Legal protections complement technical anti-scraping:

Update terms of service with explicit anti-scraping language (check out our terms and conditions template)
Monitor competitor sites for your stolen content using reverse image search and pricing monitoring tools
Send cease-and-desist notices when scraping is detected

9. Robots.txt and legitimate crawler management

Robots.txt communicates crawling preferences to legitimate bots but does not protect against malicious actors:

Maintain updated robots.txt for search engines and authorized partners
Create allowlists for verified good bots (Googlebot, Bingbot, etc.)
Verify crawler identity (many scrapers spoof Googlebot user agents)

Keep in mind that malicious scrapers completely ignore robots.txt. It’s a polite suggestion, not a security control. Don’t rely on it for complete web scraping protection.

10. Real-time monitoring and alerting

Visibility is critical for effective anti-scraping:

Real-time dashboards showing scraping attempts and blocked traffic
Automated alerts when attack patterns emerge
Detailed logs for forensic analysis
Regular reports on scraping trends and threat actors

Prevent web scraping with DataDome

DataDome delivers an industry-leading anti-scraping solution, stopping attacks in real time while maintaining a frictionless experience for legitimate users. DataDome’s web scraping protection combines:

Multi-layered AI detection: 85,000+ AI models analyze 5 trillion signals daily
Lightning-fast protection: Block scraping bots in under 2ms at the edge
Global threat intelligence: Attacks detected against one DataDome customer are leveraged to protect the entire network
Full-service coverage: Unified protection for websites, mobile apps, APIs, and MCPs

Bots were scraping our website in order to steal our content and then sell it to third parties. Since we’ve activated the [DataDome bot] protection, web scraper bots are blocked and cannot access the website. Our data is secured and no longer accessible to bots. We are also now able to monitor technical logs in order to detect abnormal behaviors such as aggressive IP addresses or unusual queries.

Head of Technical Dept.

Enterprise (1001-5000 employees)

DataDome’s anti-scraping protection is built on intent-based detection. We don’t just identify bots, we analyze intent to distinguish malicious scrapers from legitimate crawlers and AI agents.

Named a Leader in The Forrester Wave™ for Bot Management, DataDome is trusted by enterprises like Etsy, PayPal, SoundCloud, and The New York Times.

Want to see if your site is vulnerable to scraping bots? Test your defenses with a free Vulnerability Scan, or book a demo to learn more about DataDome.

Anti-scraping FAQs

What's the difference between web scraping and web crawling?

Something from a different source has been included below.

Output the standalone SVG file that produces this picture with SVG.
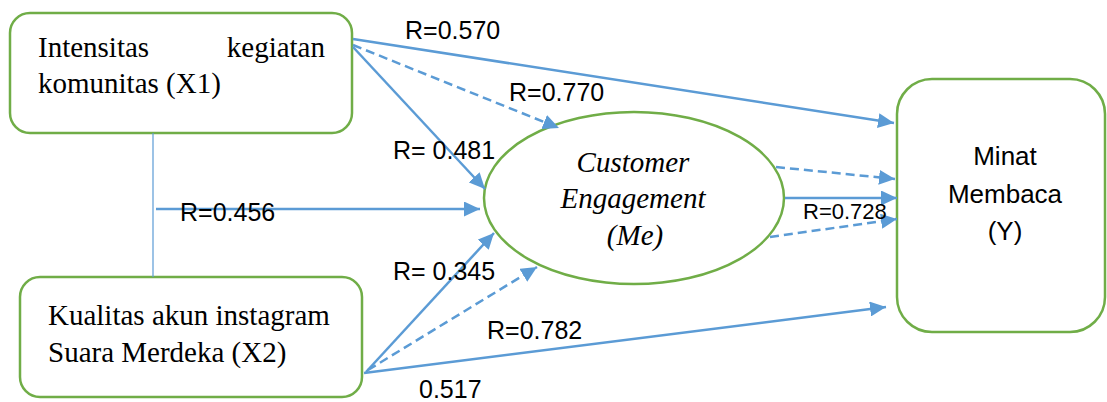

Web crawling refers to legitimate bots like search engines (Googlebot) that index your site with permission, typically respecting robots.txt files. Web scraping describes unauthorized automated extraction of your data for competitive or malicious purposes. Scrapers often disguise themselves as legitimate crawlers.

Can I stop web scraping with robots.txt?

No. Robots.txt is a polite suggestion that legitimate crawlers respect, but malicious scrapers ignore it completely. It’s useful for managing authorized bots but provides zero protection against scraping attacks. You need technical anti-scraping measures that actively detect and block unauthorized bots.

Can legitimate search engines still crawl my site with anti-scraping in place?

Yes. DataDome distinguishes between good bots (like Googlebot) and malicious scrapers through behavioral analysis and verification. You maintain full control over which crawlers to allow while blocking unauthorized scrapers.

How do I know if my website is being scraped?

Common signs include unexplained traffic spikes (especially during off-hours), server performance issues without corresponding user growth, competitors matching your pricing changes within hours, your content appearing on unauthorized sites, high bounce rates from unusual geographic locations, and abnormal patterns in your analytics.